Write out each line exactly as given. Leave the pictures out of your copy.
-- PROVIDED MATERIAL start --
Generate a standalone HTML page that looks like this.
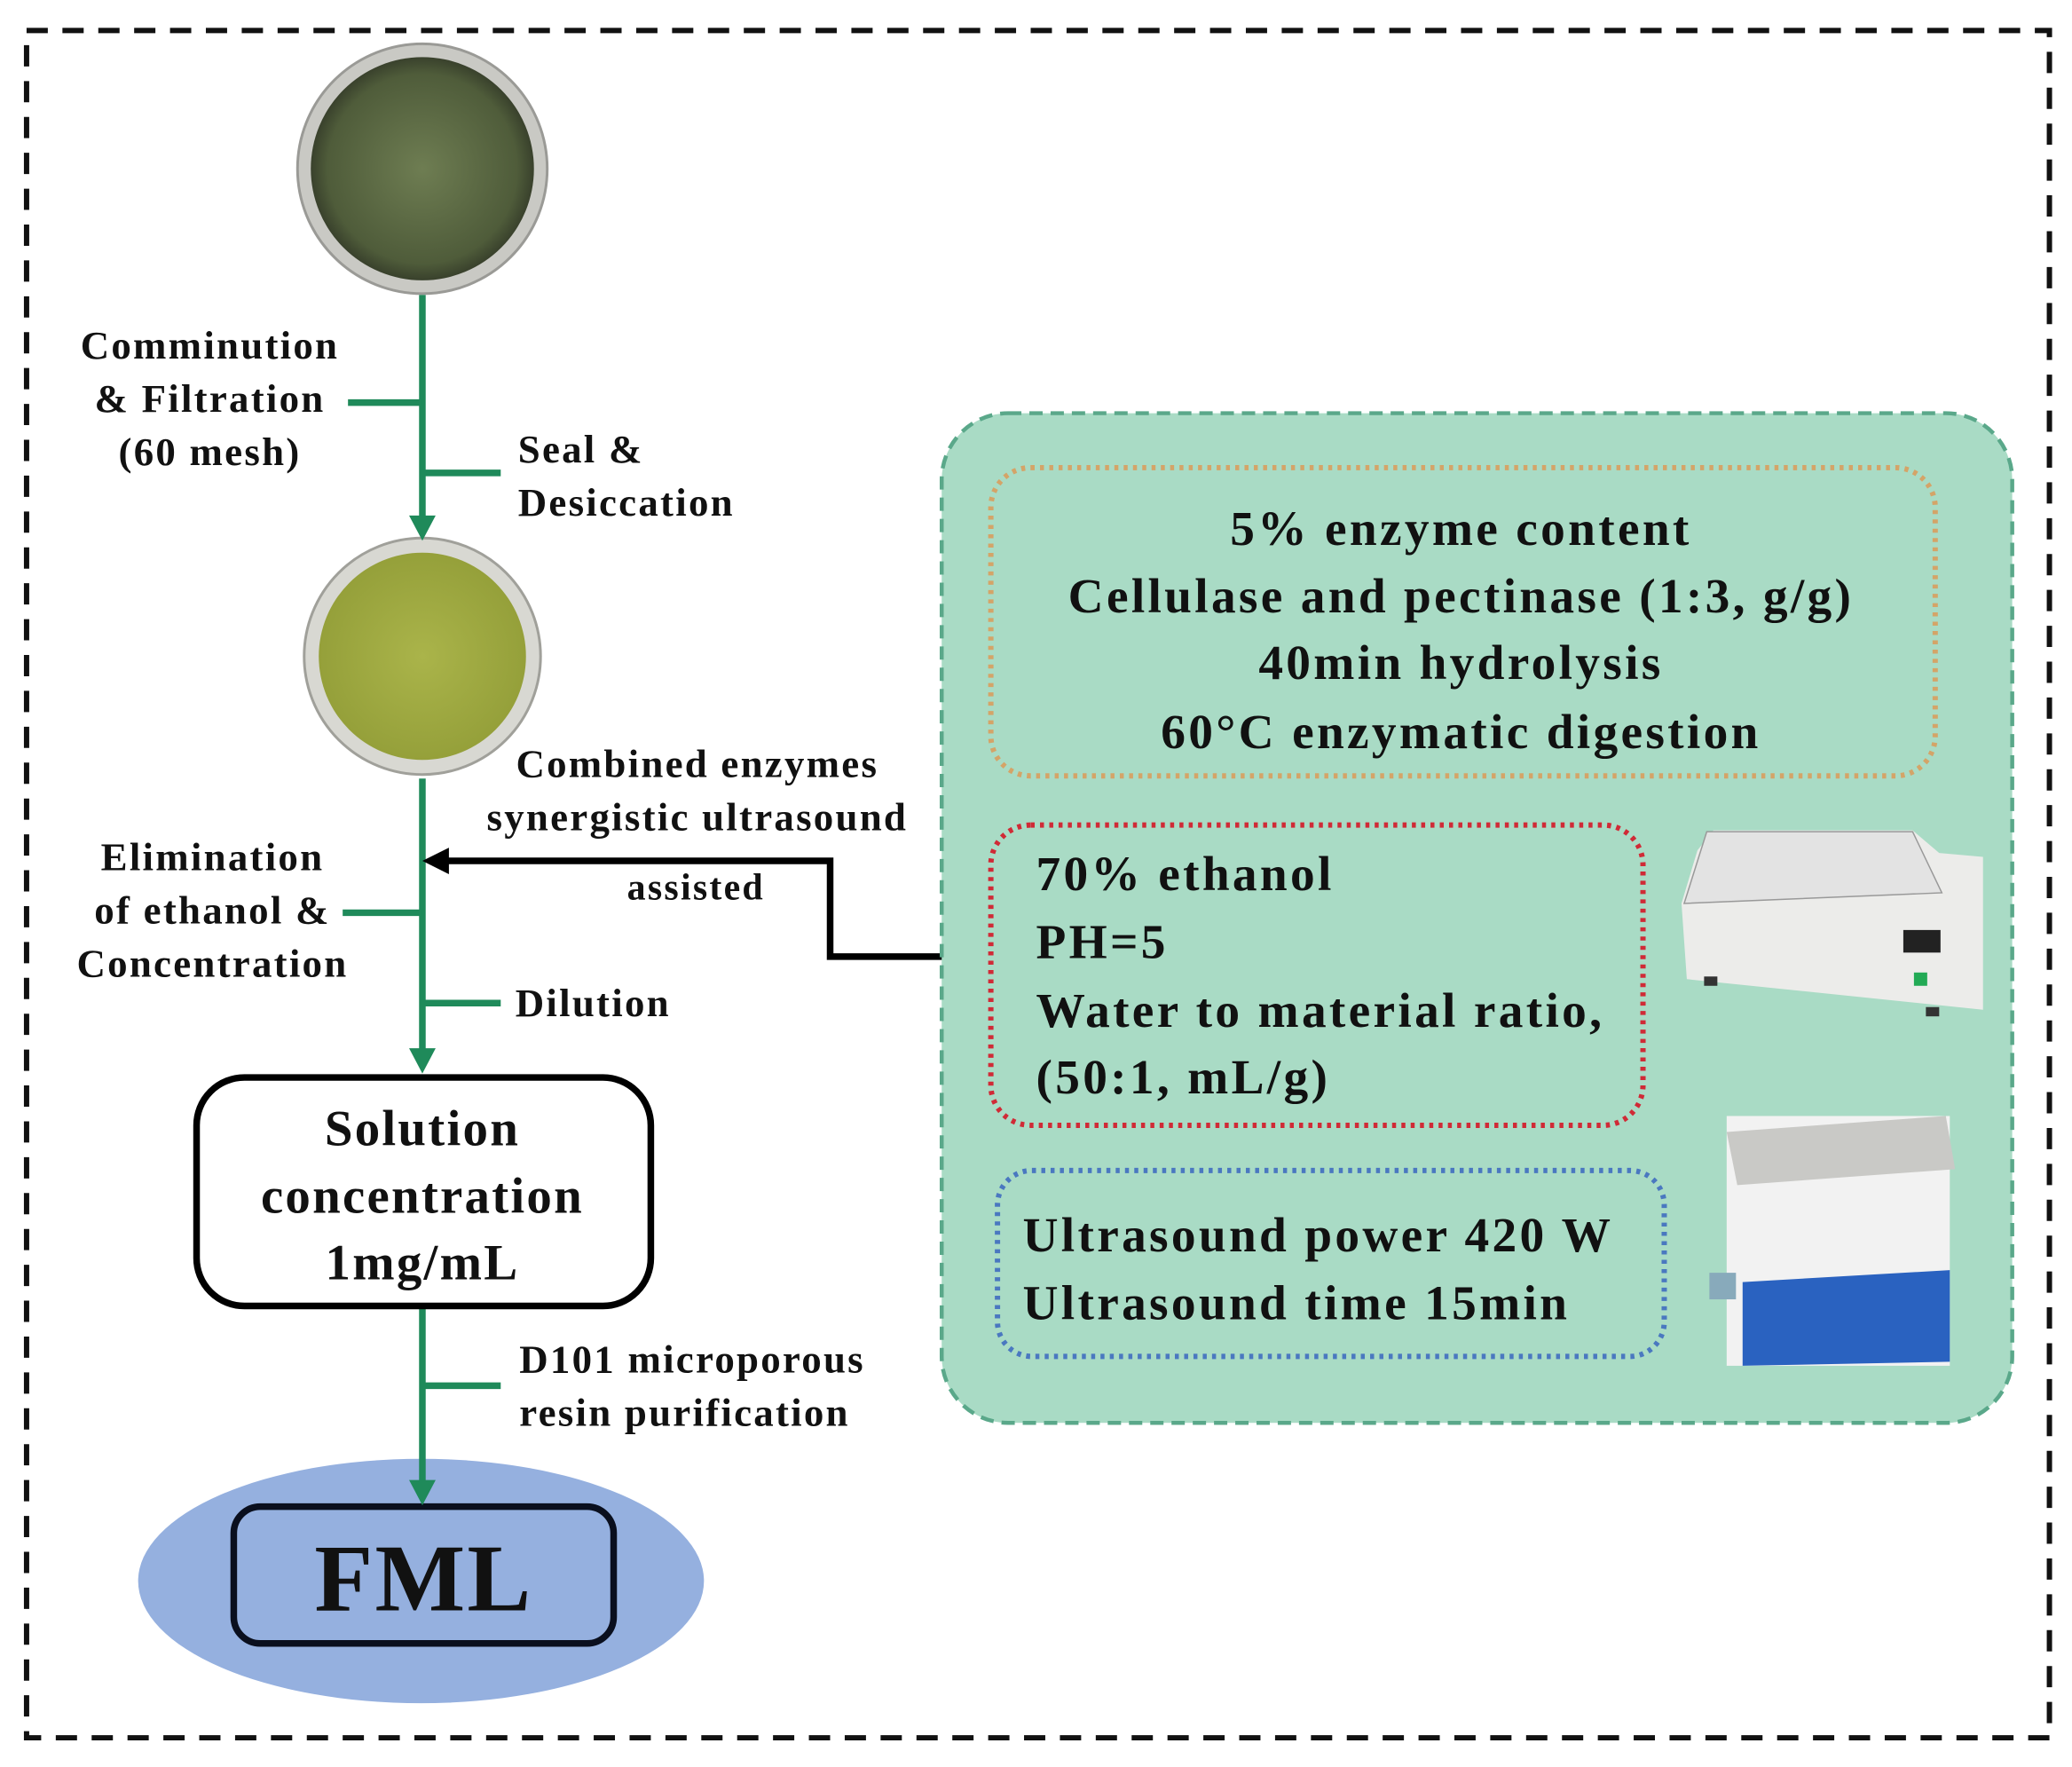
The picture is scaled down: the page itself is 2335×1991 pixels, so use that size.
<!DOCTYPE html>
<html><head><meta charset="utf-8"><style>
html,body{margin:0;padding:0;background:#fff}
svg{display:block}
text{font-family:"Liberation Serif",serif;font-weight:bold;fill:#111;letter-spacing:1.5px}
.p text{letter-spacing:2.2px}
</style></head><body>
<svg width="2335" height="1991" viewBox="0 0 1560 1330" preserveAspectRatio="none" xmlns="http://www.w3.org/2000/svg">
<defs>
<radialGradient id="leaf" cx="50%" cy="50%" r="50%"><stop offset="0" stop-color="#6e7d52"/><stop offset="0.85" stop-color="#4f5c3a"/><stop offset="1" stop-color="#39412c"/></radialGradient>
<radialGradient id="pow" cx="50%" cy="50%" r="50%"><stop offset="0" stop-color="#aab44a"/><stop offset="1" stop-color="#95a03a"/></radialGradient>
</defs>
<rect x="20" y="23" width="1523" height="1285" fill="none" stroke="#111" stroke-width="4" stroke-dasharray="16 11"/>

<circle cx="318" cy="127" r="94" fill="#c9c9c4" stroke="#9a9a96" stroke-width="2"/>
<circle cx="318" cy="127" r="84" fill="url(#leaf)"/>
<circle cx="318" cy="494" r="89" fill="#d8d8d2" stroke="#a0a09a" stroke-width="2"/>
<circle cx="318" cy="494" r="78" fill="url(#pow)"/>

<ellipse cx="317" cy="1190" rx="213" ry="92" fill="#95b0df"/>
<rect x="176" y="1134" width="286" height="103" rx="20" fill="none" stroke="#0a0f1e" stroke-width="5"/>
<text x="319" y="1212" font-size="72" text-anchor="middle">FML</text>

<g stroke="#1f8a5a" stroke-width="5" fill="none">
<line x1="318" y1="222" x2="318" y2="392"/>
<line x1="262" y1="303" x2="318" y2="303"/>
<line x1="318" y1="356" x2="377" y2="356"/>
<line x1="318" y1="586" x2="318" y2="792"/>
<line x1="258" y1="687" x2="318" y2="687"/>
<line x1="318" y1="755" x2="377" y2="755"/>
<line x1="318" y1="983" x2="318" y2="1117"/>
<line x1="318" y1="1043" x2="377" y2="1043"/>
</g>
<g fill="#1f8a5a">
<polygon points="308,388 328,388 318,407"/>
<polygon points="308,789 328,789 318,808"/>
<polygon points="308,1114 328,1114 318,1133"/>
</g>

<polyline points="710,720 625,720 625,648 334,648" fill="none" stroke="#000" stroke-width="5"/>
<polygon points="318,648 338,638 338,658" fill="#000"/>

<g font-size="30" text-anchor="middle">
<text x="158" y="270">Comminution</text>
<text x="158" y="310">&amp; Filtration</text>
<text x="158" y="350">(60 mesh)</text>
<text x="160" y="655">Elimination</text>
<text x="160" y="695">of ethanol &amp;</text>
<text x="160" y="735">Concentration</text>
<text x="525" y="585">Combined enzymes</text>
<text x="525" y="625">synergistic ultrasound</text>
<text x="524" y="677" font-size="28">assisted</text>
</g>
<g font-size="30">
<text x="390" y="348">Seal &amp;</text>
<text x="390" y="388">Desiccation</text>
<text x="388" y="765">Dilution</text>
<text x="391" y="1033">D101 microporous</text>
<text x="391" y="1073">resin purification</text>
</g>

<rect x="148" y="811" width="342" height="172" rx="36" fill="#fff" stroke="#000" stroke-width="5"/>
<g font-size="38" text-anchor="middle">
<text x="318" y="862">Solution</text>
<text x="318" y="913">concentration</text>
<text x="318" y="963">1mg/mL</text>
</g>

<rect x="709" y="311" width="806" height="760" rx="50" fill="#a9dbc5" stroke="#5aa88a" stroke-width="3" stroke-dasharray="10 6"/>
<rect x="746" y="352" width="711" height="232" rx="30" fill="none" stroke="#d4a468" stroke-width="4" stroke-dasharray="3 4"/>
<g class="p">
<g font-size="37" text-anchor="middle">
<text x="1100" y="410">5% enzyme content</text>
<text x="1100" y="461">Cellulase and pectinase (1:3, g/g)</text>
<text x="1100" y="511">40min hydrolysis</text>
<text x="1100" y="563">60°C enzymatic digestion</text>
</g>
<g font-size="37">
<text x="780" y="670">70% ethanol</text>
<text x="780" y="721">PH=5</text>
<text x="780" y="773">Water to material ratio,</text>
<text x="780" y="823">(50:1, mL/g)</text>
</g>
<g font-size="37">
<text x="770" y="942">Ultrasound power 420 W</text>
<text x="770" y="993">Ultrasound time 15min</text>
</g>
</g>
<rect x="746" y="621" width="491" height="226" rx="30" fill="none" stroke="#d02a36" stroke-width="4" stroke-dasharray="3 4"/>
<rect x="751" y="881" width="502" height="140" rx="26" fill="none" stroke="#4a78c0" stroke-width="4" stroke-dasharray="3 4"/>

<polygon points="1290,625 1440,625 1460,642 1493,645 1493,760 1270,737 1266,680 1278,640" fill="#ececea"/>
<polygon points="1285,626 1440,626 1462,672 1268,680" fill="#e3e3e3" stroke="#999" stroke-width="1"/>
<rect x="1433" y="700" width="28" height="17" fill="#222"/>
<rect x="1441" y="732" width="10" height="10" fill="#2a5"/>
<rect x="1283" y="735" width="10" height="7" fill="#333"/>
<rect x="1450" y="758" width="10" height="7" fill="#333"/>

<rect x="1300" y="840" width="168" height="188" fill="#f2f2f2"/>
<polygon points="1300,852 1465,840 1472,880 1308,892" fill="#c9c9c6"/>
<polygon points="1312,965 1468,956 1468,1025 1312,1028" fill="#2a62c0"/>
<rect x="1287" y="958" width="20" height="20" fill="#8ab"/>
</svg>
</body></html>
-- PROVIDED MATERIAL end --
* WRITTEN SOLUTION:
Generate a standalone HTML page that looks like this.
The picture is scaled down: the page itself is 2335×1991 pixels, so use that size.
<!DOCTYPE html>
<html><head><meta charset="utf-8"><style>
html,body{margin:0;padding:0;background:#fff}
svg{display:block}
text{font-family:"Liberation Serif",serif;font-weight:bold;fill:#111;letter-spacing:1.5px}
.p text{letter-spacing:2.2px}
</style></head><body>
<svg width="2335" height="1991" viewBox="0 0 1560 1330" preserveAspectRatio="none" xmlns="http://www.w3.org/2000/svg">
<defs>
<radialGradient id="leaf" cx="50%" cy="50%" r="50%"><stop offset="0" stop-color="#6e7d52"/><stop offset="0.85" stop-color="#4f5c3a"/><stop offset="1" stop-color="#39412c"/></radialGradient>
<radialGradient id="pow" cx="50%" cy="50%" r="50%"><stop offset="0" stop-color="#aab44a"/><stop offset="1" stop-color="#95a03a"/></radialGradient>
</defs>
<rect x="20" y="23" width="1523" height="1285" fill="none" stroke="#111" stroke-width="4" stroke-dasharray="16 11"/>

<circle cx="318" cy="127" r="94" fill="#c9c9c4" stroke="#9a9a96" stroke-width="2"/>
<circle cx="318" cy="127" r="84" fill="url(#leaf)"/>
<circle cx="318" cy="494" r="89" fill="#d8d8d2" stroke="#a0a09a" stroke-width="2"/>
<circle cx="318" cy="494" r="78" fill="url(#pow)"/>

<ellipse cx="317" cy="1190" rx="213" ry="92" fill="#95b0df"/>
<rect x="176" y="1134" width="286" height="103" rx="20" fill="none" stroke="#0a0f1e" stroke-width="5"/>
<text x="319" y="1212" font-size="72" text-anchor="middle">FML</text>

<g stroke="#1f8a5a" stroke-width="5" fill="none">
<line x1="318" y1="222" x2="318" y2="392"/>
<line x1="262" y1="303" x2="318" y2="303"/>
<line x1="318" y1="356" x2="377" y2="356"/>
<line x1="318" y1="586" x2="318" y2="792"/>
<line x1="258" y1="687" x2="318" y2="687"/>
<line x1="318" y1="755" x2="377" y2="755"/>
<line x1="318" y1="983" x2="318" y2="1117"/>
<line x1="318" y1="1043" x2="377" y2="1043"/>
</g>
<g fill="#1f8a5a">
<polygon points="308,388 328,388 318,407"/>
<polygon points="308,789 328,789 318,808"/>
<polygon points="308,1114 328,1114 318,1133"/>
</g>

<polyline points="710,720 625,720 625,648 334,648" fill="none" stroke="#000" stroke-width="5"/>
<polygon points="318,648 338,638 338,658" fill="#000"/>

<g font-size="30" text-anchor="middle">
<text x="158" y="270">Comminution</text>
<text x="158" y="310">&amp; Filtration</text>
<text x="158" y="350">(60 mesh)</text>
<text x="160" y="655">Elimination</text>
<text x="160" y="695">of ethanol &amp;</text>
<text x="160" y="735">Concentration</text>
<text x="525" y="585">Combined enzymes</text>
<text x="525" y="625">synergistic ultrasound</text>
<text x="524" y="677" font-size="28">assisted</text>
</g>
<g font-size="30">
<text x="390" y="348">Seal &amp;</text>
<text x="390" y="388">Desiccation</text>
<text x="388" y="765">Dilution</text>
<text x="391" y="1033">D101 microporous</text>
<text x="391" y="1073">resin purification</text>
</g>

<rect x="148" y="811" width="342" height="172" rx="36" fill="#fff" stroke="#000" stroke-width="5"/>
<g font-size="38" text-anchor="middle">
<text x="318" y="862">Solution</text>
<text x="318" y="913">concentration</text>
<text x="318" y="963">1mg/mL</text>
</g>

<rect x="709" y="311" width="806" height="760" rx="50" fill="#a9dbc5" stroke="#5aa88a" stroke-width="3" stroke-dasharray="10 6"/>
<rect x="746" y="352" width="711" height="232" rx="30" fill="none" stroke="#d4a468" stroke-width="4" stroke-dasharray="3 4"/>
<g class="p">
<g font-size="37" text-anchor="middle">
<text x="1100" y="410">5% enzyme content</text>
<text x="1100" y="461">Cellulase and pectinase (1:3, g/g)</text>
<text x="1100" y="511">40min hydrolysis</text>
<text x="1100" y="563">60°C enzymatic digestion</text>
</g>
<g font-size="37">
<text x="780" y="670">70% ethanol</text>
<text x="780" y="721">PH=5</text>
<text x="780" y="773">Water to material ratio,</text>
<text x="780" y="823">(50:1, mL/g)</text>
</g>
<g font-size="37">
<text x="770" y="942">Ultrasound power 420 W</text>
<text x="770" y="993">Ultrasound time 15min</text>
</g>
</g>
<rect x="746" y="621" width="491" height="226" rx="30" fill="none" stroke="#d02a36" stroke-width="4" stroke-dasharray="3 4"/>
<rect x="751" y="881" width="502" height="140" rx="26" fill="none" stroke="#4a78c0" stroke-width="4" stroke-dasharray="3 4"/>

<polygon points="1290,625 1440,625 1460,642 1493,645 1493,760 1270,737 1266,680 1278,640" fill="#ececea"/>
<polygon points="1285,626 1440,626 1462,672 1268,680" fill="#e3e3e3" stroke="#999" stroke-width="1"/>
<rect x="1433" y="700" width="28" height="17" fill="#222"/>
<rect x="1441" y="732" width="10" height="10" fill="#2a5"/>
<rect x="1283" y="735" width="10" height="7" fill="#333"/>
<rect x="1450" y="758" width="10" height="7" fill="#333"/>

<rect x="1300" y="840" width="168" height="188" fill="#f2f2f2"/>
<polygon points="1300,852 1465,840 1472,880 1308,892" fill="#c9c9c6"/>
<polygon points="1312,965 1468,956 1468,1025 1312,1028" fill="#2a62c0"/>
<rect x="1287" y="958" width="20" height="20" fill="#8ab"/>
</svg>
</body></html>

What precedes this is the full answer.